### Data shown
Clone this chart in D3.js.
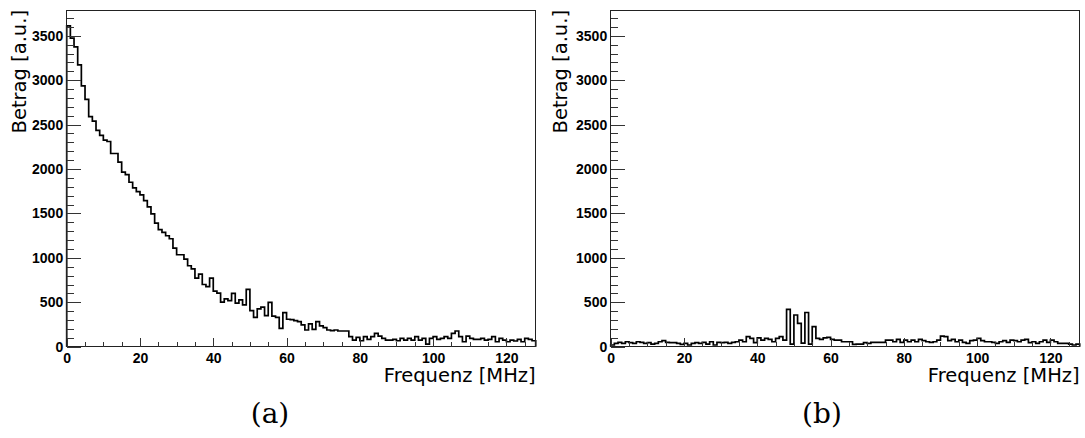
<!DOCTYPE html>
<html>
<head>
<meta charset="utf-8">
<script src="https://cdn.jsdelivr.net/npm/d3@7"></script>
<style>
  body { margin: 0; background: #fff; }
  .tickLabel { font-family: "Liberation Sans", Arial, sans-serif; font-weight: bold; font-size: 14px; }
  .axisTitle { font-family: "DejaVu Sans", sans-serif; font-size: 19.5px; }
  .caption { font-family: "DejaVu Serif", serif; font-size: 28px; }
</style>
</head>
<body>
<div id="chart"></div>
<script>
// bin edges: 128 bins of 1 MHz, 0..128 MHz
const binWidth = 1;

// (a) Betrag pro Frequenz-Bin
const valuesA = [
  3612, 3473, 3375, 3172, 2935, 2784, 2589, 2540, 2434, 2378,
  2325, 2310, 2175, 2175, 2077, 1964, 1938, 1851, 1788, 1745,
  1710, 1645, 1575, 1494, 1392, 1317, 1287, 1249, 1215, 1110,
  1035, 1035, 986, 911, 877, 772, 817, 700, 677, 772,
  625, 603, 501, 538, 519, 600, 490, 527, 470, 645,
  406, 330, 425, 445, 350, 500, 345, 330, 207, 384,
  309, 305, 293, 282, 245, 188, 256, 196, 282, 234,
  215, 188, 180, 188, 177, 177, 177, 113, 75, 105,
  67, 113, 83, 113, 150, 120, 94, 75, 75, 83,
  67, 94, 75, 94, 75, 113, 75, 94, 30, 94,
  113, 83, 94, 113, 94, 150, 177, 113, 56, 120,
  94, 83, 83, 94, 75, 83, 113, 56, 94, 75,
  56, 75, 64, 83, 56, 94, 83, 67
];

// (b) Betrag pro Frequenz-Bin
const valuesB = [
  19, 38, 49, 38, 56, 45, 38, 56, 49, 38,
  45, 30, 38, 56, 68, 49, 45, 45, 38, 26,
  38, 19, 38, 45, 38, 49, 30, 56, 19, 49,
  45, 49, 38, 49, 56, 75, 56, 113, 94, 45,
  100, 75, 94, 83, 56, 94, 113, 75, 421, 30,
  357, 263, 40, 385, 30, 225, 94, 83, 100, 105,
  83, 75, 75, 56, 56, 56, 26, 30, 30, 45,
  38, 49, 49, 49, 49, 75, 75, 56, 83, 49,
  75, 56, 75, 56, 83, 68, 56, 49, 56, 75,
  120, 113, 68, 83, 56, 75, 49, 38, 68, 75,
  94, 68, 56, 56, 49, 38, 56, 68, 49, 75,
  68, 56, 75, 83, 45, 56, 38, 56, 75, 49,
  75, 56, 38, 38, 38, 30, 19, 30
];

// axis ticks
const xMajorTicks = [0, 20, 40, 60, 80, 100, 120];
const xMinorTicks = d3.range(0, 128, 5).filter(v => v % 20 !== 0);
const yMajorTicks = [0, 500, 1000, 1500, 2000, 2500, 3000, 3500];
const yMinorTicks = d3.range(0, 3800, 100).filter(v => v % 500 !== 0);

const xTitle = "Frequenz [MHz]";
const yTitle = "Betrag [a.u.]";
const captions = ["(a)", "(b)"];

// layout
const W = 1085, H = 438;
const frameTop = 10, frameBottom = 346.7, frameWidth = 469;
const panelLefts = [66.7, 610.7];
const yTitleX = [25.5, 567];
const captionX = [270, 822];
const yMax = 3790, xMax = 128;

const svg = d3.select('#chart').append('svg')
  .attr('width', W)
  .attr('height', H);

svg.append('rect').attr('width', W).attr('height', H).attr('fill', '#fff');

const y = d3.scaleLinear().domain([0, yMax]).range([frameBottom, frameTop]);

/**
 * Stufenlinie eines Histogramms
 */
function histPath(x, values) {
  let d = `M ${x(0)} ${y(0)}`;
  values.forEach((v, i) => {
    d += ` L ${x(i * binWidth)} ${y(v)} L ${x((i + 1) * binWidth)} ${y(v)}`;
  });
  d += ` L ${x(values.length * binWidth)} ${y(0)}`;
  return d;
}

[valuesA, valuesB].forEach((values, p) => {
  const left = panelLefts[p];
  const x = d3.scaleLinear().domain([0, xMax]).range([left, left + frameWidth]);
  const g = svg.append('g');

  // Histogramm
  g.append('path')
    .attr('d', histPath(x, values))
    .attr('fill', 'none')
    .attr('stroke', '#000')
    .attr('stroke-width', 1.7)
    .attr('stroke-linejoin', 'miter');

  // Rahmen
  g.append('rect')
    .attr('x', left).attr('y', frameTop)
    .attr('width', frameWidth).attr('height', frameBottom - frameTop)
    .attr('fill', 'none')
    .attr('stroke', '#222')
    .attr('stroke-width', 1)
    .attr('shape-rendering', 'crispEdges');

  // y Achse (Ticks nach innen)
  const yMinor = g.append('g')
    .attr('transform', `translate(${left},0)`)
    .call(d3.axisLeft(y).tickValues(yMinorTicks).tickSize(-7).tickFormat(''));
  const yMajor = g.append('g')
    .attr('transform', `translate(${left},0)`)
    .call(d3.axisLeft(y).tickValues(yMajorTicks).tickSize(-14).tickPadding(3.5).tickFormat(d3.format('d')));

  // x Achse
  const xMinor = g.append('g')
    .attr('transform', `translate(0,${frameBottom})`)
    .call(d3.axisBottom(x).tickValues(xMinorTicks).tickSize(-4.5).tickFormat(''));
  const xMajor = g.append('g')
    .attr('transform', `translate(0,${frameBottom})`)
    .call(d3.axisBottom(x).tickValues(xMajorTicks).tickSize(-9).tickPadding(6.5).tickFormat(d3.format('d')));

  [yMinor, yMajor, xMinor, xMajor].forEach(a => {
    a.select('.domain').remove();
    a.selectAll('line').attr('stroke', '#333').attr('shape-rendering', 'crispEdges');
    a.selectAll('text').attr('class', 'tickLabel').attr('fill', '#000')
      .attr('font-family', null).attr('font-size', null);
  });

  // Achsentitel
  g.append('text')
    .attr('class', 'axisTitle')
    .attr('x', left + frameWidth)
    .attr('y', 382)
    .attr('text-anchor', 'end')
    .text(xTitle);

  g.append('text')
    .attr('class', 'axisTitle')
    .attr('transform', `translate(${yTitleX[p]},${frameTop}) rotate(-90)`)
    .attr('text-anchor', 'end')
    .text(yTitle);

  // Unterschrift
  svg.append('text')
    .attr('class', 'caption')
    .attr('x', captionX[p])
    .attr('y', 423)
    .attr('text-anchor', 'middle')
    .text(captions[p]);
});
</script>
</body>
</html>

### Exercise description
Exactly restate the lines from the beginning of the data through the line with "const yMinorTicks = d3.range(0, 3800, 100).filter(v", and no others, keeping pictures out.

### Answer for the task
Clone this chart in D3.js.
<!DOCTYPE html>
<html>
<head>
<meta charset="utf-8">
<script src="https://cdn.jsdelivr.net/npm/d3@7"></script>
<style>
  body { margin: 0; background: #fff; }
  .tickLabel { font-family: "Liberation Sans", Arial, sans-serif; font-weight: bold; font-size: 14px; }
  .axisTitle { font-family: "DejaVu Sans", sans-serif; font-size: 19.5px; }
  .caption { font-family: "DejaVu Serif", serif; font-size: 28px; }
</style>
</head>
<body>
<div id="chart"></div>
<script>
// bin edges: 128 bins of 1 MHz, 0..128 MHz
const binWidth = 1;

// (a) Betrag pro Frequenz-Bin
const valuesA = [
  3612, 3473, 3375, 3172, 2935, 2784, 2589, 2540, 2434, 2378,
  2325, 2310, 2175, 2175, 2077, 1964, 1938, 1851, 1788, 1745,
  1710, 1645, 1575, 1494, 1392, 1317, 1287, 1249, 1215, 1110,
  1035, 1035, 986, 911, 877, 772, 817, 700, 677, 772,
  625, 603, 501, 538, 519, 600, 490, 527, 470, 645,
  406, 330, 425, 445, 350, 500, 345, 330, 207, 384,
  309, 305, 293, 282, 245, 188, 256, 196, 282, 234,
  215, 188, 180, 188, 177, 177, 177, 113, 75, 105,
  67, 113, 83, 113, 150, 120, 94, 75, 75, 83,
  67, 94, 75, 94, 75, 113, 75, 94, 30, 94,
  113, 83, 94, 113, 94, 150, 177, 113, 56, 120,
  94, 83, 83, 94, 75, 83, 113, 56, 94, 75,
  56, 75, 64, 83, 56, 94, 83, 67
];

// (b) Betrag pro Frequenz-Bin
const valuesB = [
  19, 38, 49, 38, 56, 45, 38, 56, 49, 38,
  45, 30, 38, 56, 68, 49, 45, 45, 38, 26,
  38, 19, 38, 45, 38, 49, 30, 56, 19, 49,
  45, 49, 38, 49, 56, 75, 56, 113, 94, 45,
  100, 75, 94, 83, 56, 94, 113, 75, 421, 30,
  357, 263, 40, 385, 30, 225, 94, 83, 100, 105,
  83, 75, 75, 56, 56, 56, 26, 30, 30, 45,
  38, 49, 49, 49, 49, 75, 75, 56, 83, 49,
  75, 56, 75, 56, 83, 68, 56, 49, 56, 75,
  120, 113, 68, 83, 56, 75, 49, 38, 68, 75,
  94, 68, 56, 56, 49, 38, 56, 68, 49, 75,
  68, 56, 75, 83, 45, 56, 38, 56, 75, 49,
  75, 56, 38, 38, 38, 30, 19, 30
];

// axis ticks
const xMajorTicks = [0, 20, 40, 60, 80, 100, 120];
const xMinorTicks = d3.range(0, 128, 5).filter(v => v % 20 !== 0);
const yMajorTicks = [0, 500, 1000, 1500, 2000, 2500, 3000, 3500];
const yMinorTicks = d3.range(0, 3800, 100).filter(v => v % 500 !== 0);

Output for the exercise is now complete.